What’s it all about? The show, it turns out, is based on facts. It seems that in the 1960’s Israeli psychologists discovered a new phenomenon. They began to document some 200 cases yearly of Westerners traveling to Israel who suffered mental breakdowns. These afflicted souls became Biblical characters—or so they thought! The Jewish tourists tended to think they were Moses, Abraham and the like, while Christians became Mary, Jesus and John the Baptist. While some recovered quickly, experiencing only embarrassment on recollecting their behavior, others, alas, remained mentally impaired for life.
“The Jerusalem Sundrome” focuses on the former group, which does recover. In this best of all theatrical worlds, their experiences prove positive. Young people find their true loves, uptight characters become more human, insecure individuals gain confidence. And, to our delight, they all live happily ever after.
And along the way, we all have a very good time with story and song. Kyle Rosen’s tunes are charming, and the Laurence Holzman/Felicia Needleman team has written brilliant lyrics. Their rapid rhymes and patter call to mind a modern-day version of Gilbert & Sullivan. Our favorites are “The Jerusalem Syndrome” and “Is It Crazy?” both rendered rapidly and impeccably by Bruce Sabath.

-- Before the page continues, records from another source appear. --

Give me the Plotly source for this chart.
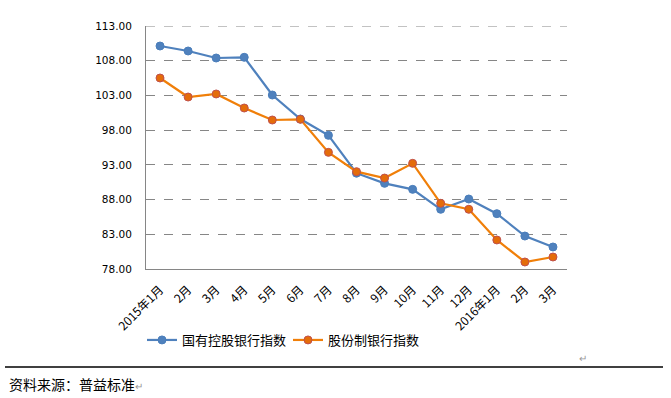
import plotly.graph_objects as go

months = ["2015年1月", "2月", "3月", "4月", "5月", "6月", "7月", "8月", "9月", "10月",
          "11月", "12月", "2016年1月", "2月", "3月"]
state_owned = [110.12, 109.40, 108.39, 108.49, 103.06, 99.60, 97.25, 91.80, 90.34, 89.47,
               86.60, 88.08, 85.97, 82.75, 81.17]
joint_stock = [105.51, 102.77, 103.21, 101.19, 99.46, 99.56, 94.80, 92.02, 91.10, 93.22,
               87.46, 86.60, 82.18, 79.01, 79.73]
y_ticks = [78, 83, 88, 93, 98, 103, 108, 113]

x_idx = list(range(len(months)))
num_font = "'DejaVu Sans', sans-serif"
cjk = "'Noto Sans CJK SC', sans-serif"

PW, PH = 421, 243  # plot area size in px

fig = go.Figure()
fig.add_trace(go.Scatter(
    x=x_idx, y=state_owned, mode="lines+markers", name="国有控股银行指数",
    line=dict(color="#4F81BD", width=2.2),
    marker=dict(color="#4F81BD", size=8, line=dict(color="#4A7EBB", width=1)),
))
fig.add_trace(go.Scatter(
    x=x_idx, y=joint_stock, mode="lines+markers", name="股份制银行指数",
    line=dict(color="#F07F09", width=2.2),
    marker=dict(color="#E46C0A", size=8, line=dict(color="#C0504D", width=1)),
))

fig.update_layout(
    width=671, height=398,
    margin=dict(l=146, r=104, t=26, b=129, autoexpand=False),
    paper_bgcolor="white", plot_bgcolor="white",
    showlegend=True,
    legend=dict(orientation="h", x=-4 / PW, y=-71 / PH, xanchor="left", yanchor="middle",
                font=dict(family=cjk, size=13, color="black"),
                bgcolor="rgba(0,0,0,0)", entrywidth=101, entrywidthmode="pixels",
                tracegroupgap=0),
    xaxis=dict(
        range=[-0.5, len(months) - 0.5],
        tickmode="array", tickvals=x_idx, ticktext=months,
        tickangle=-45, showgrid=False, zeroline=False,
        showline=True, linecolor="#868686", linewidth=1,
        ticks="", ticklabelstandoff=8,
        tickfont=dict(family=cjk, size=12, color="black"),
    ),
    yaxis=dict(
        range=[78, 113], tickmode="array", tickvals=y_ticks,
        ticktext=[f"{v:.2f}" for v in y_ticks],
        showgrid=True, gridcolor="#868686", griddash="dash", gridwidth=1,
        zeroline=False, showline=True, linecolor="#868686", linewidth=1,
        ticks="", ticklabelstandoff=11,
        tickfont=dict(family=num_font, size=10.5, color="black"),
    ),
)

# dashed gridline at the top value (plotly omits it at the range edge)
fig.add_shape(type="line", xref="paper", yref="y", x0=0, x1=1, y0=y_ticks[-1], y1=y_ticks[-1],
              line=dict(color="#868686", width=1, dash="dash"), layer="below")

fig.add_shape(type="line", xref="paper", yref="paper",
              x0=-141 / PW, x1=517 / PW, y0=-98 / PH, y1=-98 / PH,
              line=dict(color="black", width=1.5))
fig.add_annotation(xref="paper", yref="paper", x=-139 / PW, y=-115 / PH,
                   xanchor="left", yanchor="middle", showarrow=False,
                   text="资料来源：普益标准<span style='color:#999;font-size:10px'>↵</span>",
                   font=dict(family=cjk, size=14, color="black"))
fig.add_annotation(xref="paper", yref="paper", x=431 / PW, y=-88 / PH,
                   xanchor="left", yanchor="middle", showarrow=False,
                   text="↵", font=dict(family=cjk, size=10, color="#999"))

fig.write_html("out.html", config={"displayModeBar": False},
               post_script="document.body.style.margin='0';document.body.style.overflow='hidden';")
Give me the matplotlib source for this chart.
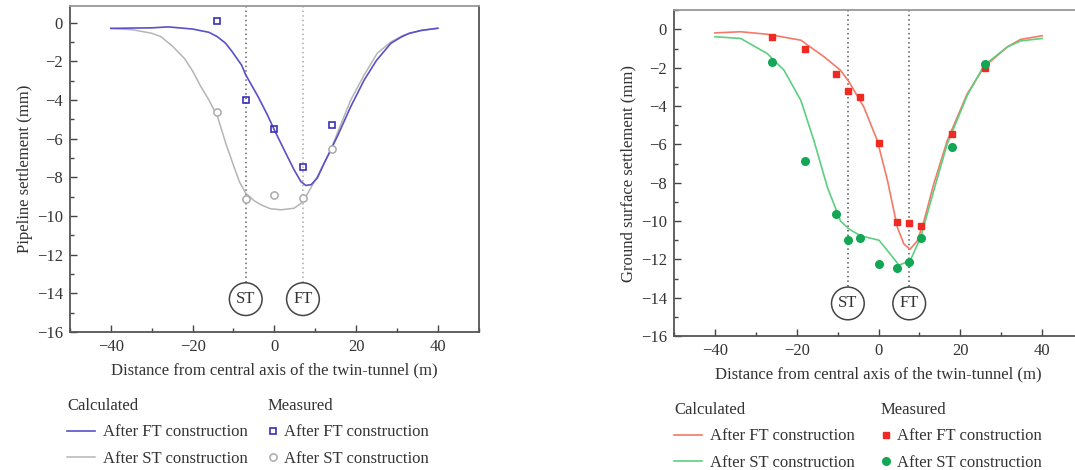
import matplotlib
matplotlib.use('Agg')
import matplotlib.pyplot as plt
from matplotlib.ticker import MultipleLocator

plt.rcParams['font.family'] = ['Liberation Serif', 'DejaVu Serif']
plt.rcParams['font.size'] = 12

# 左图：管线沉降
pipe_calc_ft_x = [-40, -35, -30, -26, -20, -16, -14, -12, -10.5, -8, -7, -4, -1.7, 0, 2.4, 4.8, 6.5, 7.7, 9,
                  10.5, 12.2, 13.8, 15.4, 18.7, 22, 25, 28.5, 31, 33, 36, 40]
pipe_calc_ft_y = [-0.3, -0.28, -0.27, -0.22, -0.33, -0.5, -0.72, -1.05, -1.45, -2.2, -2.7, -3.82, -4.77, -5.55,
                  -6.58, -7.6, -8.22, -8.42, -8.38, -8.04, -7.27, -6.58, -5.89, -4.34, -2.96, -1.95, -1.07,
                  -0.75, -0.55, -0.4, -0.29]
pipe_calc_st_x = [-40, -34.3, -30, -27.8, -25, -22, -20, -18, -16, -13.9, -11.9, -9.9, -8.5, -7, -5, -3.3, -1,
                  1.6, 4.8, 6.5, 7.7, 10.5, 13.8, 16, 18.7, 22, 25.2, 28.5, 31.7, 36, 40]
pipe_calc_st_y = [-0.29, -0.38, -0.55, -0.72, -1.2, -1.85, -2.5, -3.3, -4.0, -4.86, -6.23, -7.44, -8.25, -8.82,
                  -9.2, -9.42, -9.62, -9.68, -9.6, -9.35, -9.0, -7.96, -6.58, -5.4, -4.0, -2.7, -1.58, -1.0,
                  -0.64, -0.4, -0.29]
pipe_meas_x = [-14, -7, 0, 7, 14]
pipe_meas_ft = [0.1, -4.0, -5.5, -7.45, -5.3]
pipe_meas_st = [-4.6, -9.1, -8.9, -9.05, -6.55]
pipe_tunnels = [-7, 7]

# 右图：地表沉降
gs_calc_ft_x = [-40, -33.7, -27.2, -19, -13.3, -9.3, -7.2, -3.6, -0.3, 2.2, 4.6, 6.2, 7.7, 9.5, 11.1, 13.5,
                16.8, 21.7, 25.8, 31.5, 34.7, 40]
gs_calc_ft_y = [-0.18, -0.12, -0.25, -0.56, -1.43, -2.13, -2.74, -4.05, -5.8, -7.9, -10.33, -11.2, -11.47,
                -11.03, -10.0, -8.06, -5.8, -3.35, -1.96, -0.91, -0.52, -0.33]
gs_calc_st_x = [-40, -33.7, -27.2, -23.1, -19, -15.8, -12.5, -9.3, -7.2, -4.4, 0.1, 2.2, 5, 7.7, 10.3, 13.5,
                16.8, 21.7, 25.8, 31.5, 34.7, 40]
gs_calc_st_y = [-0.38, -0.47, -1.26, -2.13, -3.7, -5.8, -8.24, -10.0, -10.42, -10.77, -11.0, -11.55, -12.3,
                -12.08, -10.86, -8.41, -5.97, -3.44, -1.87, -0.91, -0.6, -0.47]
gs_meas_x = [-26, -18, -10.5, -7.5, -4.5, 0, 4.5, 7.5, 10.5, 18, 26]
gs_meas_ft = [-0.42, -1.01, -2.34, -3.21, -3.51, -5.94, -10.05, -10.12, -10.25, -5.48, -2.0]
gs_meas_st = [-1.7, -6.84, -9.65, -11.0, -10.87, -12.25, -12.44, -12.13, -10.91, -6.11, -1.78]
gs_tunnels = [-7.5, 7.5]

tunnel_labels = ['ST', 'FT']
xlabel = 'Distance from central axis of the twin-tunnel (m)'

fig = plt.figure(figsize=(10.75, 4.7), dpi=100)
ax1 = fig.add_axes([0.0651, 0.2936, 0.3802, 0.6936])
ax2 = fig.add_axes([0.627, 0.2851, 0.3805, 0.693])


def style_axes(ax, ytop, ylabel):
    ax.set_xlim(-50, 50)
    ax.set_ylim(-16, ytop)
    ax.xaxis.set_major_locator(MultipleLocator(20))
    ax.xaxis.set_minor_locator(MultipleLocator(10))
    ax.yaxis.set_major_locator(MultipleLocator(2))
    ax.yaxis.set_minor_locator(MultipleLocator(1))
    ax.set_xticks([-40, -20, 0, 20, 40])
    ax.tick_params(which='both', direction='in', color='#444', width=1, labelcolor='#333', labelsize=12,
                   top=False, right=False)
    ax.tick_params(which='major', length=5, pad=5)
    ax.tick_params(which='minor', length=3)
    for s in ['left', 'bottom', 'right']:
        ax.spines[s].set_color('#555')
        ax.spines[s].set_linewidth(1.3)
    ax.spines['top'].set_color('#999')
    ax.spines['top'].set_linewidth(1.3)
    ax.set_xlabel(xlabel, color='#333', fontsize=12, labelpad=5)
    ax.set_ylabel(ylabel, color='#333', fontsize=12, labelpad=3)


def draw_tunnels(ax, xs, ytop, line_colors):
    for x, lab, c in zip(xs, tunnel_labels, line_colors):
        ax.plot([x, x], [ytop, -13.55], ls=(0, (1, 2)), color=c, lw=1.1, zorder=1)
        ax.text(x, -14.3, lab, ha='center', va='center', fontsize=12, color='#333',
                bbox=dict(boxstyle='circle,pad=0.4', fc='white', ec='#444', lw=1.1))


def add_legends(ax, handles_calc, handles_meas, x_calc, x_meas, y_top):
    lab = ['After FT construction', 'After ST construction']
    leg1 = ax.legend(handles_calc, lab, title='Calculated', alignment='left', frameon=False,
                     loc='upper left', bbox_to_anchor=(x_calc, y_top), bbox_transform=fig.transFigure,
                     borderpad=0, borderaxespad=0, handlelength=1.68, handletextpad=0.48,
                     labelspacing=0.63, fontsize=12, title_fontsize=12)
    ax.add_artist(leg1)
    leg2 = ax.legend(handles_meas, lab, title='Measured', alignment='left', frameon=False,
                     loc='upper left', bbox_to_anchor=(x_meas, y_top), bbox_transform=fig.transFigure,
                     borderpad=0, borderaxespad=0, handlelength=0.55, handletextpad=0.4,
                     labelspacing=0.63, fontsize=12, title_fontsize=12)
    for leg in (leg1, leg2):
        for t in leg.get_texts():
            t.set_color('#333')
        leg.get_title().set_color('#333')


# 左图
style_axes(ax1, 0.86, 'Pipeline settlement (mm)')
draw_tunnels(ax1, pipe_tunnels, 0.86, ['#666', '#aaa'])
l1, = ax1.plot(pipe_calc_ft_x, pipe_calc_ft_y, color='#5a50c8', lw=1.2, zorder=3)
l2, = ax1.plot(pipe_calc_st_x, pipe_calc_st_y, color='#b5b5b5', lw=1.1, zorder=2)
m1, = ax1.plot(pipe_meas_x, pipe_meas_ft, 's', mfc='none', mec='#3a30b8', mew=1.2, ms=4.2, ls='none', zorder=4)
m2, = ax1.plot(pipe_meas_x, pipe_meas_st, 'o', mfc='white', mec='#aaaaaa', mew=1.1, ms=5.2, ls='none', zorder=4)
add_legends(ax1, [l1, l2], [m1, m2], 67 / 1075, 268 / 1075, 1 - 398 / 470)

# 右图
style_axes(ax2, 1.0, 'Ground surface settlement (mm)')
draw_tunnels(ax2, gs_tunnels, 1.0, ['#555', '#555'])
r1, = ax2.plot(gs_calc_ft_x, gs_calc_ft_y, color='#f47a68', lw=1.2, zorder=2)
r2, = ax2.plot(gs_calc_st_x, gs_calc_st_y, color='#5ccf80', lw=1.2, zorder=3)
n1, = ax2.plot(gs_meas_x, gs_meas_ft, 's', color='#ee2a22', ms=5, ls='none', zorder=4)
n2, = ax2.plot(gs_meas_x, gs_meas_st, 'o', color='#12a655', ms=5.5, ls='none', zorder=5)
add_legends(ax2, [r1, r2], [n1, n2], 674 / 1075, 881 / 1075, 1 - 402 / 470)

fig.savefig('out.png', dpi=100)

The production itself is equal to the challenge, and director Annette Jolles keeps it moving at a brisk pace. Lorin Latarro’s fine choreography and Sariva Goetz’s musical direction and orchestration all fall into place. The strong opening number, “El Al Flight,” sets the tone, and “The Jerusalem Syndrome” never lets up. It is a solid cast, with particularly appealing performances from Liz Larsen (Phyllis/Sarah), Nick Verina (Eddie/Moses), Chandra Lee Schwartz (Rena), and Bruce Sabath (Dr. Ben Zion).
The Musical Theatre Festival ends shortly, but one hopes that “The Jerusalem Syndrome” continues to delight audiences in further productions around the country and around the world.